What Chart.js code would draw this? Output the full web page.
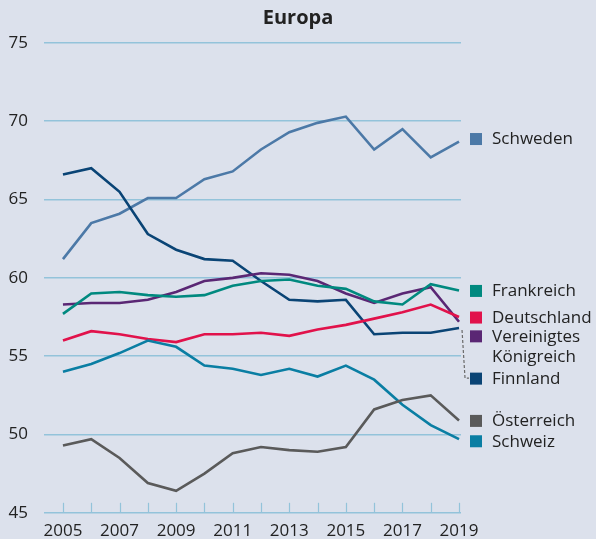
<!DOCTYPE html>
<html>
<head>
<meta charset="utf-8">
<script src="https://cdn.jsdelivr.net/npm/chart.js@4"></script>
<style>
  html, body { margin: 0; padding: 0; background: #dce1ec; }
  #wrap { width: 596px; height: 539px; }
</style>
</head>
<body>
<div id="wrap"><canvas id="lineChart" width="596" height="539"></canvas></div>
<script>
// Daten
const years = [2005, 2006, 2007, 2008, 2009, 2010, 2011, 2012, 2013, 2014, 2015, 2016, 2017, 2018, 2019];
const schweden    = [61.2, 63.5, 64.1, 65.1, 65.1, 66.3, 66.8, 68.2, 69.3, 69.9, 70.3, 68.2, 69.5, 67.7, 68.7];
const frankreich  = [57.7, 59.0, 59.1, 58.9, 58.8, 58.9, 59.5, 59.8, 59.9, 59.5, 59.3, 58.5, 58.3, 59.6, 59.2];
const deutschland = [56.0, 56.6, 56.4, 56.1, 55.9, 56.4, 56.4, 56.5, 56.3, 56.7, 57.0, 57.4, 57.8, 58.3, 57.5];
const vereinigtes = [58.3, 58.4, 58.4, 58.6, 59.1, 59.8, 60.0, 60.3, 60.2, 59.8, 59.0, 58.4, 59.0, 59.4, 57.2];
const finnland    = [66.6, 67.0, 65.5, 62.8, 61.8, 61.2, 61.1, 59.8, 58.6, 58.5, 58.6, 56.4, 56.5, 56.5, 56.8];
const oesterreich = [49.3, 49.7, 48.5, 46.9, 46.4, 47.5, 48.8, 49.2, 49.0, 48.9, 49.2, 51.6, 52.2, 52.5, 50.9];
const schweiz     = [54.0, 54.5, 55.2, 56.0, 55.6, 54.4, 54.2, 53.8, 54.2, 53.7, 54.4, 53.5, 51.9, 50.6, 49.7];
const yTicks = [45, 50, 55, 60, 65, 70, 75];
const xTickYears = [2005, 2007, 2009, 2011, 2013, 2015, 2017, 2019];

// Beschriftung rechts (Name, Farbe, Höhe der Beschriftung in Achsenwerten)
const legendItems = [
    { lines: ['Schweden'], color: '#4c79a7', at: 68.9 },
    { lines: ['Frankreich'], color: '#00897f', at: 59.2 },
    { lines: ['Deutschland'], color: '#e1124b', at: 57.5 },
    { lines: ['Vereinigtes', 'Königreich'], color: '#5a2774', at: 56.3 },
    { lines: ['Finnland'], color: '#0a4475', at: 53.6 },
    { lines: ['Österreich'], color: '#5a5a5a', at: 50.9 },
    { lines: ['Schweiz'], color: '#0a7ea3', at: 49.6 }
];

const gridColor = '#93c3da';
const textColor = '#222222';
const fontFamily = '"Open Sans", "Noto Sans", sans-serif';

function series(values, color) {
    return {
        data: years.map((y, i) => ({ x: y, y: values[i] })),
        borderColor: color,
        backgroundColor: color,
        borderWidth: 2.6,
        pointRadius: 0,
        tension: 0,
        fill: false
    };
}

const data = {
    datasets: [
        series(oesterreich, '#5a5a5a'),
        series(schweiz, '#0a7ea3'),
        series(deutschland, '#e1124b'),
        series(frankreich, '#00897f'),
        series(vereinigtes, '#5a2774'),
        series(finnland, '#0a4475'),
        series(schweden, '#4c79a7')
    ]
};

// Titel, Striche an der x-Achse (nach innen) und Beschriftung rechts
const extrasPlugin = {
    id: 'extras',
    afterDatasetsDraw(chart) {
        const ctx = chart.ctx;
        const xs = chart.scales.x;
        const ys = chart.scales.y;
        const area = chart.chartArea;
        ctx.save();

        ctx.fillStyle = textColor;
        ctx.font = 'bold 20px ' + fontFamily;
        ctx.textAlign = 'center';
        ctx.textBaseline = 'middle';
        ctx.fillText('Europa', chart.width / 2, 18);

        ctx.strokeStyle = gridColor;
        ctx.lineWidth = 1.2;
        years.forEach(y => {
            const px = Math.round(xs.getPixelForValue(y)) + 0.5;
            ctx.beginPath();
            ctx.moveTo(px, area.bottom);
            ctx.lineTo(px, area.bottom - 10);
            ctx.stroke();
        });

        // gestrichelte Verbindung Finnland
        const fx = xs.getPixelForValue(2019);
        const fy = ys.getPixelForValue(finnland[finnland.length - 1]);
        const ly = ys.getPixelForValue(53.6);
        ctx.strokeStyle = '#6a6a6a';
        ctx.lineWidth = 1.2;
        ctx.setLineDash([3, 2]);
        ctx.beginPath();
        ctx.moveTo(fx + 3, fy + 2);
        ctx.lineTo(fx + 6, ly);
        ctx.lineTo(fx + 10, ly);
        ctx.stroke();
        ctx.setLineDash([]);

        ctx.font = '17px ' + fontFamily;
        ctx.textBaseline = 'middle';
        ctx.textAlign = 'left';
        legendItems.forEach(item => {
            const py = ys.getPixelForValue(item.at);
            ctx.fillStyle = item.color;
            ctx.fillRect(area.right + 9, py - 5.5, 12, 12);
            ctx.fillStyle = textColor;
            item.lines.forEach((t, j) => {
                ctx.fillText(t, area.right + 31, py + 1 + j * 20);
            });
        });
        ctx.restore();
    }
};

const options = {
    responsive: false,
    animation: false,
    layout: {
        padding: { left: 0, right: 135, top: 43, bottom: 0 }
    },
    scales: {
        x: {
            type: 'linear',
            min: 2004.33,
            max: 2019.07,
            afterBuildTicks(axis) {
                axis.ticks = xTickYears.map(v => ({ value: v }));
            },
            afterFit(axis) {
                axis.height = 25;
            },
            grid: { display: false },
            border: { display: false },
            ticks: {
                color: textColor,
                font: { family: fontFamily, size: 17 },
                padding: 0,
                maxRotation: 0,
                autoSkip: false,
                callback: v => String(v)
            }
        },
        y: {
            min: 45,
            max: 75,
            afterBuildTicks(axis) {
                axis.ticks = yTicks.map(v => ({ value: v }));
            },
            afterFit(axis) {
                axis.width = 44;
            },
            grid: {
                color: gridColor,
                lineWidth: 1.6,
                drawTicks: false
            },
            border: { display: false },
            ticks: {
                color: textColor,
                font: { family: fontFamily, size: 17 },
                padding: 16
            }
        }
    },
    plugins: {
        legend: { display: false },
        tooltip: { enabled: false },
        title: { display: false }
    }
};

new Chart(document.getElementById('lineChart'), {
    type: 'line',
    data: data,
    options: options,
    plugins: [extrasPlugin]
});
</script>
</body>
</html>
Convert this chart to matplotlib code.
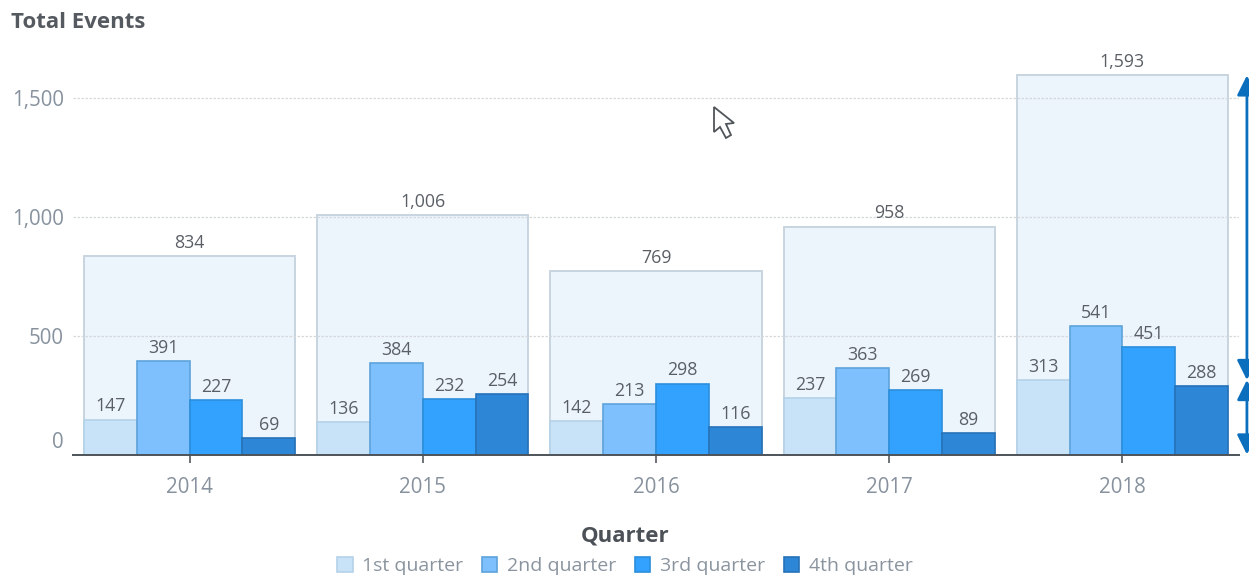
import matplotlib
matplotlib.use("Agg")
import matplotlib.pyplot as plt
from matplotlib.patches import FancyArrowPatch, Polygon
from matplotlib.transforms import ScaledTranslation, Affine2D

years = ["2014", "2015", "2016", "2017", "2018"]
totals = [834, 1006, 769, 958, 1593]
q1 = [147, 136, 142, 237, 313]
q2 = [391, 384, 213, 363, 541]
q3 = [227, 232, 298, 269, 451]
q4 = [69, 254, 116, 89, 288]
quarter_names = ["1st quarter", "2nd quarter", "3rd quarter", "4th quarter"]
y_ticks = [0, 500, 1000, 1500]

W, H = 1249, 576
plt.rcParams["font.family"] = ["Open Sans", "DejaVu Sans"]
fig = plt.figure(figsize=(W / 100, H / 100), dpi=100, facecolor="white")
ax = fig.add_axes([73 / W, 1 - 454.5 / H, (1239 - 73) / W, (454.5 - 54.7) / H])
ax.set_xlim(-0.5, 4.5)
ax.set_ylim(0, 1680)

x = list(range(len(years)))
group_w = 0.905
bw = group_w / 4
box = ax.bar(x, totals, width=group_w, color="#ecf4fc", edgecolor="#c8d4df", linewidth=1.4, zorder=1)
ax.bar_label(box, labels=[f"{v:,}" for v in totals], padding=3, fontsize=12.8, color="#5a5f66", zorder=6)

series = [q1, q2, q3, q4]
fills = ["#c8e2f8", "#7dc0fd", "#33a1fe", "#2d87d6"]
edges = ["#b5d2e8", "#5ea3dc", "#2b8edb", "#2672b8"]
handles = []
for i, vals in enumerate(series):
    pos = [c - group_w / 2 + bw * (i + 0.5) for c in x]
    b = ax.bar(pos, vals, width=bw, color=fills[i], edgecolor=edges[i], linewidth=1.2, zorder=3, label=quarter_names[i])
    ax.bar_label(b, padding=3, fontsize=12.8, color="#5a5f66", zorder=6)
    handles.append(b)

ax.set_xticks(x, years)
ax.set_yticks(y_ticks, [f"{v:,}" for v in y_ticks])
ax.yaxis.grid(True, color="#d6d9dc", linestyle=(0, (2, 1.2)), linewidth=0.9, zorder=2)
ax.set_axisbelow(False)
ax.xaxis.grid(False)
for gl in ax.get_ygridlines():
    gl.set_zorder(2)
for s in ["top", "left", "right"]:
    ax.spines[s].set_visible(False)
ax.spines["bottom"].set_color("#4d5359")
ax.spines["bottom"].set_linewidth(1.4)
ax.spines["bottom"].set_zorder(7)
ax.tick_params(axis="x", length=6, width=1.2, color="#55595e", pad=10, labelsize=14.8, labelcolor="#87929e")
ax.tick_params(axis="y", length=0, pad=6.5, labelsize=14.8, labelcolor="#87929e")
zero = ax.yaxis.get_major_ticks()[0].label1
zero.set_transform(zero.get_transform() + ScaledTranslation(0, 15 / 100, fig.dpi_scale_trans))

ax.set_xlabel("Quarter", fontsize=16, fontweight="bold", color="#4c5157", va="center")
ax.xaxis.set_label_coords((625 - 73) / (1239 - 73), -(536 - 454.5) / (454.5 - 54.7))
fig.text(11 / W, 1 - 22 / H, "Total Events", fontsize=16, fontweight="bold", color="#555a60", ha="left", va="center")

fig.legend(handles=handles, labels=quarter_names, loc="center", bbox_to_anchor=(625 / W, 1 - 566 / H), ncol=4,
           frameon=False, fontsize=14, labelcolor="#8a949f", handlelength=0.8, handleheight=0.85,
           handletextpad=0.5, columnspacing=0.95, borderpad=0)

# Annotation arrows drawn over the chart, from total to Q1 of the last year
arrow_x = 4.534
arrow_c = "#0b6fbe"
for lo, hi in [(q1[-1], totals[-1]), (0, q1[-1])]:
    ax.add_patch(FancyArrowPatch((arrow_x, lo), (arrow_x, hi),
                                 arrowstyle="<|-|>,head_length=0.8,head_width=0.4", mutation_scale=15,
                                 shrinkA=0, shrinkB=0, color=arrow_c, linewidth=2, clip_on=False, zorder=8))

# Mouse pointer captured in the screenshot, placed in figure pixels
to_fig = Affine2D().scale(1, -1).translate(0, H)
cursor = [(714, 107), (714, 132), (720, 127), (726, 138), (731, 135), (726, 124), (734, 123)]
fig.add_artist(Polygon(cursor, closed=True, facecolor="white", edgecolor="#50555a", linewidth=1.3,
                       transform=to_fig, zorder=10))

fig.savefig("out.png", dpi=100, facecolor="white")
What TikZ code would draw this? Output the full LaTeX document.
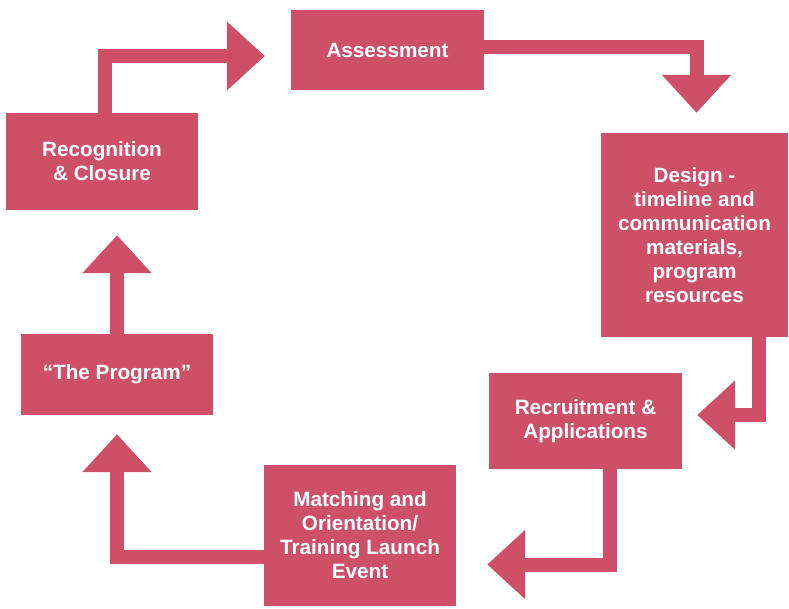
\documentclass[tikz,border=0pt]{standalone}
\usepackage{fontspec}
\setmainfont{Liberation Sans}
\usetikzlibrary{arrows.meta}
\definecolor{rose}{HTML}{CE5068}
\begin{document}
\begin{tikzpicture}[x=1pt,y=-1pt,
  stage/.style={fill=rose, text=white, inner sep=0pt, align=center,
    font=\bfseries\fontsize{20.7}{24}\selectfont},
  flow/.style={draw=rose, line width=14pt, line join=miter, line cap=butt,
    -{Triangle[length=38pt,width=67pt]}}]
\useasboundingbox (0,0) rectangle (789,608);

% process stages
\node[stage, minimum width=193pt, minimum height=80pt]  (assess)  at (387.5,50)   {Assessment};
\node[stage, minimum width=187pt, minimum height=204pt] (design)  at (694.5,235)  {Design -\\timeline and\\communication\\materials,\\program\\resources};
\node[stage, minimum width=193pt, minimum height=96pt]  (recruit) at (585.5,421)  {Recruitment \&\\Applications};
\node[stage, minimum width=192pt, minimum height=141pt] (match)   at (360,535.5)  {Matching and\\Orientation/\\Training Launch\\Event};
\node[stage, minimum width=192pt, minimum height=81pt]  (prog)    at (117,374.5)  {``The Program''};
\node[stage, minimum width=192pt, minimum height=97pt]  (rec)     at (102,161.5)  {Recognition\\\& Closure};

% cycle connectors (yshift is measured upwards)
\draw[flow] ([xshift=3pt]rec.north) |- ([xshift=-26pt,yshift=-6pt]assess.west);
\draw[flow] ([yshift=3pt]assess.east) -| ([xshift=2pt,yshift=20pt]design.north);
\draw[flow] ([xshift=64pt]design.south) |- ([xshift=15pt,yshift=6pt]recruit.east);
\draw[flow] ([xshift=24.5pt]recruit.south) |- ([xshift=31pt,yshift=-29pt]match.east);
\draw[flow] ([yshift=-21.5pt]match.west) -| ([yshift=-19pt]prog.south);
\draw[flow] (prog.north) -- ([xshift=15pt,yshift=-25pt]rec.south);
\end{tikzpicture}
\end{document}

Short task: Using the data above, which lines fall from the one with "Convert this chart to matplotlib code." through the one with "ax.set_ylim(0, 1680)"? Repeat them exactly, ends included, minus any pictures.

Response:
Convert this chart to matplotlib code.
import matplotlib
matplotlib.use("Agg")
import matplotlib.pyplot as plt
from matplotlib.patches import FancyArrowPatch, Polygon
from matplotlib.transforms import ScaledTranslation, Affine2D

years = ["2014", "2015", "2016", "2017", "2018"]
totals = [834, 1006, 769, 958, 1593]
q1 = [147, 136, 142, 237, 313]
q2 = [391, 384, 213, 363, 541]
q3 = [227, 232, 298, 269, 451]
q4 = [69, 254, 116, 89, 288]
quarter_names = ["1st quarter", "2nd quarter", "3rd quarter", "4th quarter"]
y_ticks = [0, 500, 1000, 1500]

W, H = 1249, 576
plt.rcParams["font.family"] = ["Open Sans", "DejaVu Sans"]
fig = plt.figure(figsize=(W / 100, H / 100), dpi=100, facecolor="white")
ax = fig.add_axes([73 / W, 1 - 454.5 / H, (1239 - 73) / W, (454.5 - 54.7) / H])
ax.set_xlim(-0.5, 4.5)
ax.set_ylim(0, 1680)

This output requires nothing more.